Les Contes d’Hoffman is considered an extravagance with good reason. The composer, Jacques Offenbach, conceived it as his major operatic undertaking, but died before completing it in 1880. Since then, the work has been a thorn in the flesh of composers and musicologists. At present, no two versions of the score agree on the amount of music the opera is supposed to contain or on its genre. Offenbach called it opéra fantastique, leaving it open whether he wanted it fully-sung or featuring spoken dialogues. Then, of course, there is the subject of the libretto -a bizarre journey into the drunken mind of one of the most visionary artists of the Romantic period, E.T.A. Hoffmann. The plot, constructed by freely reworking some of Hoffmann’s own short stories, is populated with mechanic dolls, stuttering and deaf servants, devilish doctors, singers killed by their own passion for singing, and soul-stealing courtesans.

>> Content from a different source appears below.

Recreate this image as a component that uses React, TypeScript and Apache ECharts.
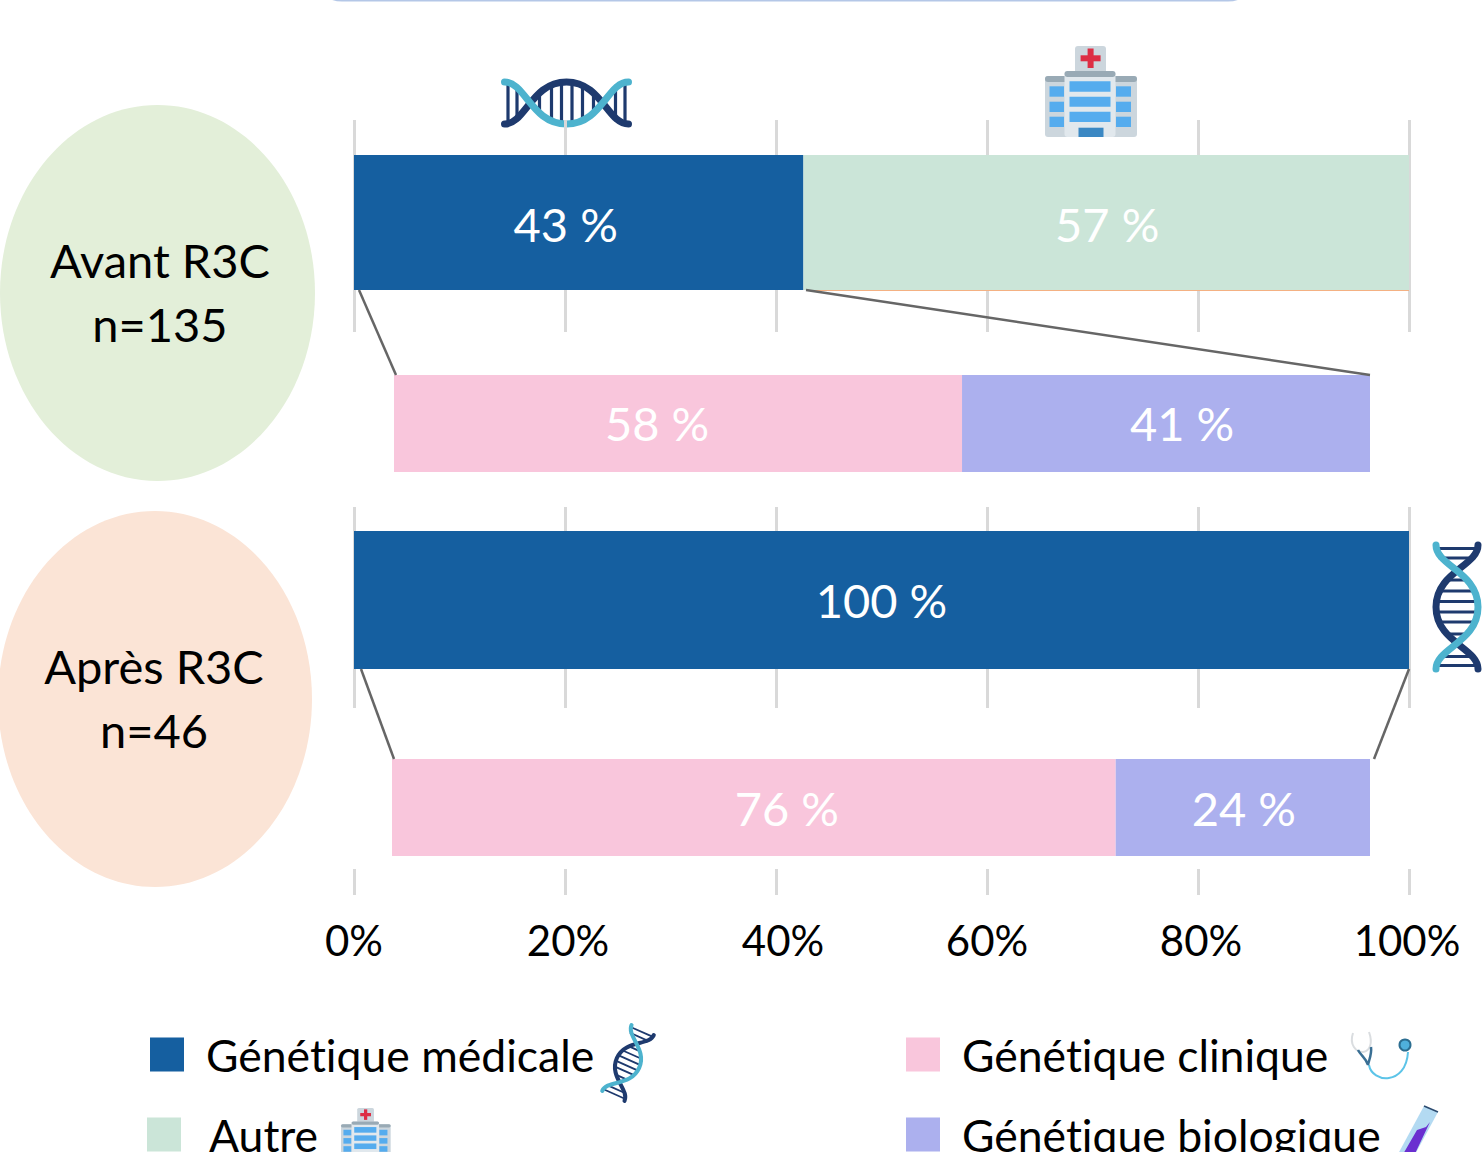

Such a work provides plenty of opportunities for inventive staging and lavish singing. The Lyric Opera of Chicago opened its season with Offenbach’s uncompleted opera aligning an entertaining production dominated by strong singers. One does not expect radical ideas or a subversive reading of the work from director Nicolas Joël. Yet, he manages to combine visual elegance with the sense of fascination for technological innovation and progress that permeates the whole opera by setting it among the shining glass and iron structures of the Crystal Palace in London, site of the 1851 Great Exhibition.
© 2011 by Dan Rest
The singers and chorus play convincingly within this frame. The main roles were vividly characterized. Matthew Polenzani, in particular, was formidable in his portrayal of the German poet, and James Morris proved once more an all-round entertainer as the four villains. Even more impressive was the engaged acting of each chorus member. The spectators’ enjoyment for the production reached its peak in Olympia’s act, thanks to Anna Christy’s sparkling rendition of Hoffmann’s beloved mechanic doll, and Rodell Rosel’s over-the-top Cochenille. While Antonia’s act the production featured inventive moments in the production, Giulietta’s was less interesting -the main visual attraction being a rather stereotypical representation of its Venetian atmosphere.
© 2011 by Dan Rest
The musical performance had many strong points and some minor flaws. Conductor Emmanuel Villaume proved himself particularly in tune with French repertory. He led the house orchestra with refinement, appropriate exuberance, and intensity. Tenor Matthew Polenzani stole the show as Hoffmann. At first his gentle, lyrical voice may not seem a right fit for the role, which becomes heavier and heavier during the course of the opera. Yet, as his career is gradually steering towards more dramatic parts (he will soon make his debut as Des Grieux in Massenet’s Manon), he skillfully negotiated the different vocal demands of his character. Throughout the performance he maintained the natural lightness of his timbre, without trying to artificially darken it in the more dramatic passages, and carefully worked on the enunciation of the words in order to make them more incisive. At any moment, however, one is conquered by his exquisite musicianship, dreamy phrasing, and masterful control of the dynamics (his floating pianissimos were precious gems).
© 2011 by Dan Rest
Although none of the other singers reached the same high standard, all contributed positively to the success of the performance. James Morris’s decades-long experience with the opera is manifested in his magnetic acting and in his subtle rendition of the four embodiments of evil. Although he still maintains a superbly sonorous timbre, he sounded strained by the time of his delivery of 'Scintilles, diamants', the interpolated couplets in Giulietta’s act. Since this piece was a spurious addition to the opera, and one which does not add any credit to Morris’s performance, perhaps it would have been advisable to omit it. Anna Christie peppered her role with brilliance and wit, but I missed an extra touch of clockwork precision in the coloratura passages and high notes of the celebrated aria 'Les oiseaux dans la charmille'. Erin Wall was an impressive Antonia. Her creamy, full, rounded voice fit the role like a glove, and her mature musicality and beautiful legato made it even more credible. At the end of the demanding trio with Antonia’s mother and Dr. Miracle, her high C-sharp sounded a little stretched, but she was so convincing throughout the act that one is tempted to dramatize also this minor imperfection as the ultimate effort of the character to triumph with her voice at the expenses of her life. Emily Fons was an enjoyable Nicklausse, although her French still needs some work. Alyson Cambridge was a rather pale Giulietta, but, to be true, she was not given many opportunities to show off, since all her solo pieces were cut.
In sum, with this enjoyable attempt to come to term with Offenbach’s operatic extravagance, the Lyric met the approbation of the audience, and started off its season on the right foot.